Ketua tim, Dr. Sri Astutik, S.H., M.H., menjelaskan tujuan penelitian adalah merumuskan perlindungan hukum yang tepat bagi remaja pengguna layanan PayLater yang dinilai sebagai kelompok rentan.
“Remaja sering kali belum memahami risiko bunga, denda, maupun penyalahgunaan data pribadi,” ujarnya, Rabu (1/10/2025).
Tim Peneliti melakukan wawancara mendalam dengan siswa SMA pengguna PayLater.
Penelitian melibatkan remaja berusia 15–28 tahun di Surabaya, Malang, dan Madiun dengan metode kuesioner, wawancara, netnografi, serta Focus Group Discussion (FGD).
Hasil survei menunjukkan 90,5 persen remaja mengetahui layanan PayLater, namun sebagian besar belum memahami aturan hukum dan risiko finansial. Mayoritas transaksi digunakan untuk kebutuhan konsumtif dengan nominal di bawah Rp100 ribu, sementara literasi mengenai bunga dan denda masih rendah.
Fenomena ini diperparah oleh promosi digital agresif dan regulasi yang belum mampu membatasi akses remaja. Analisis juga menemukan permasalahan serius seperti intimidasi penagihan, risiko kebocoran data pribadi, hingga jebakan utang berlapis yang meningkatkan kredit macet.
Dalam FGD, sejumlah pihak merekomendasikan perlunya regulasi khusus, peningkatan edukasi literasi keuangan, serta pengawasan ketat. Iwan Dewanto dari PT Indonada Multi Finance menilai aturan OJK yang membatasi usia minimal 18 tahun dan penghasilan Rp3 juta belum cukup.
“Diperlukan sistem scoring dan verifikasi yang lebih ketat agar remaja tidak terjebak utang konsumtif,” tegasnya.
Tim Peneliti melakukan wawancara mendalam dengan mahasiswa pengguna PayLater.
Pakar hukum Unitomo, Dr. Dudik Jaja Sidarta, menambahkan perlindungan hukum bagi konsumen PayLater masih lemah karena konsumen berhadapan dengan sistem digital. Sementara itu, Faham Prasetyo, S.T. menyoroti bunga tinggi hingga 3,5 persen per bulan akibat verifikasi data yang minim.
Senada dengan itu, H. Edy Rudyanto, S.H., M.H. dari Yayasan Advokasi Lembaga Perlindungan Konsumen menegaskan pentingnya membaca kontrak dengan cermat sebelum menggunakan layanan PayLater.
“Banyak kasus gagal bayar dan penagihan tidak etis, meski aturan jelas melarang penyebaran data pribadi,” ujarnya.

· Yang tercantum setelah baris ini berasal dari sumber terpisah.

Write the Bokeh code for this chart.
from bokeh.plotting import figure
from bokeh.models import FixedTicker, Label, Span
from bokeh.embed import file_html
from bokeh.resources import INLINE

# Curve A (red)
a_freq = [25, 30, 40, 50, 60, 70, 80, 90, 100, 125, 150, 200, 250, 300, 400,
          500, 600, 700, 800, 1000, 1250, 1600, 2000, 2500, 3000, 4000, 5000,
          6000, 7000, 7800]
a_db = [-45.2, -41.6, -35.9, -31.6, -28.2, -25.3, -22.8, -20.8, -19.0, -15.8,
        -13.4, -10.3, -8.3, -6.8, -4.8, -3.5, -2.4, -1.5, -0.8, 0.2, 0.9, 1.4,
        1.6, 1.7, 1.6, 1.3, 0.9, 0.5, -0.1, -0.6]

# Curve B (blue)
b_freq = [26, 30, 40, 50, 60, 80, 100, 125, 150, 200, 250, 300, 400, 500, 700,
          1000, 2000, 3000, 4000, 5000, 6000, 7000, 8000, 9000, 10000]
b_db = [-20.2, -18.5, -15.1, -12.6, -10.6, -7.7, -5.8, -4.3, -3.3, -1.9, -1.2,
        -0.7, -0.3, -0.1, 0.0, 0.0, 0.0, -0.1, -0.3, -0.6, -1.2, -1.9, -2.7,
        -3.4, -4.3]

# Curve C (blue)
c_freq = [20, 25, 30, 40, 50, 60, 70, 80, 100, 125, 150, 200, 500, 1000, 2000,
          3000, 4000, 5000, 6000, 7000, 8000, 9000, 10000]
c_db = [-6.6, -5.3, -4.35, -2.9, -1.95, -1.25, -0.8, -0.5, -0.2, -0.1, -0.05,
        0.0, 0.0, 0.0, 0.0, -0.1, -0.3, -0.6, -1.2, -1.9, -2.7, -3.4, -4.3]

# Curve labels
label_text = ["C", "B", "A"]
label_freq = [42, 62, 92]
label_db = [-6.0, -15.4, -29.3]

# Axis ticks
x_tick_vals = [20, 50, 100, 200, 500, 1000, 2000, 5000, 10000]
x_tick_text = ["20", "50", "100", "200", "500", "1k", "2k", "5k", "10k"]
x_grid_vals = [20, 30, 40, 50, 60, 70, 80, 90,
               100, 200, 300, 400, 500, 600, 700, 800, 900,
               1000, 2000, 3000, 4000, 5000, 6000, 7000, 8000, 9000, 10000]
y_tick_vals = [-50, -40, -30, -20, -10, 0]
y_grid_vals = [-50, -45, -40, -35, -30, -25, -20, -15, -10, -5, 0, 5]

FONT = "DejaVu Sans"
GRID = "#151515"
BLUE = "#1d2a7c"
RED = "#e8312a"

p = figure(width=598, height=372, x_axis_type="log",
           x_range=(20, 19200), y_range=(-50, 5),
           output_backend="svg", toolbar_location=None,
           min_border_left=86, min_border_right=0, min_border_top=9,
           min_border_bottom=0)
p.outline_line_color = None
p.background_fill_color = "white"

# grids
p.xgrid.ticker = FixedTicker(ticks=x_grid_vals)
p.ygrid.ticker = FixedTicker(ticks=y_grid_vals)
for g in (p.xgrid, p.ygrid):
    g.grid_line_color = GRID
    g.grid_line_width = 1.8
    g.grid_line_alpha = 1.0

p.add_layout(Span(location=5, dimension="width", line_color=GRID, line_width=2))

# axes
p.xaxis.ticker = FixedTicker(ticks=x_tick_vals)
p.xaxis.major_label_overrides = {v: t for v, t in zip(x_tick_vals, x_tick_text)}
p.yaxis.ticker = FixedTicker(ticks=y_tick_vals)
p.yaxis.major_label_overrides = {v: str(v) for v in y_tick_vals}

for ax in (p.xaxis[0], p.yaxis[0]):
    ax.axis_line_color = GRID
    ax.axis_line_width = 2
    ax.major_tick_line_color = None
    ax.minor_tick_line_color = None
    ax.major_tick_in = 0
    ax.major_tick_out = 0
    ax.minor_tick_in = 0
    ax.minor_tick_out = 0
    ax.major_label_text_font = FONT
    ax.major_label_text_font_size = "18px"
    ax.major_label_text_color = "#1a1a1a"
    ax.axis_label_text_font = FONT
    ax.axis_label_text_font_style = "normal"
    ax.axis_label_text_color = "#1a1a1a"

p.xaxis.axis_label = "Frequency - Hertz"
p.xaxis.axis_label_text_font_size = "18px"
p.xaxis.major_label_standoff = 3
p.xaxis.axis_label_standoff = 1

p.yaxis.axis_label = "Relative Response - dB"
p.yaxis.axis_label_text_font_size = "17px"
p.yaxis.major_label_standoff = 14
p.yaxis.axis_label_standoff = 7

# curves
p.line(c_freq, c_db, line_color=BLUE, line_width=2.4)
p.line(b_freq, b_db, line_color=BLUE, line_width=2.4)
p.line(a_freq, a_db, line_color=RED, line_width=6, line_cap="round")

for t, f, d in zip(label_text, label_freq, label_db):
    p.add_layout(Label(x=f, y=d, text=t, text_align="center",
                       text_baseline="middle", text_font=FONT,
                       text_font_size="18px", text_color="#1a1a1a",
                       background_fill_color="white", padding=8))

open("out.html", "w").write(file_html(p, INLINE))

Di akhir laporan, Dr. Sri Astutik menekankan pentingnya sinergi antara pemerintah, penyedia layanan, sekolah, dan keluarga dalam mendukung literasi hukum serta finansial remaja. Ia berharap hasil penelitian ini menjadi masukan nyata bagi regulator dan penyedia layanan dalam memperkuat perlindungan hukum.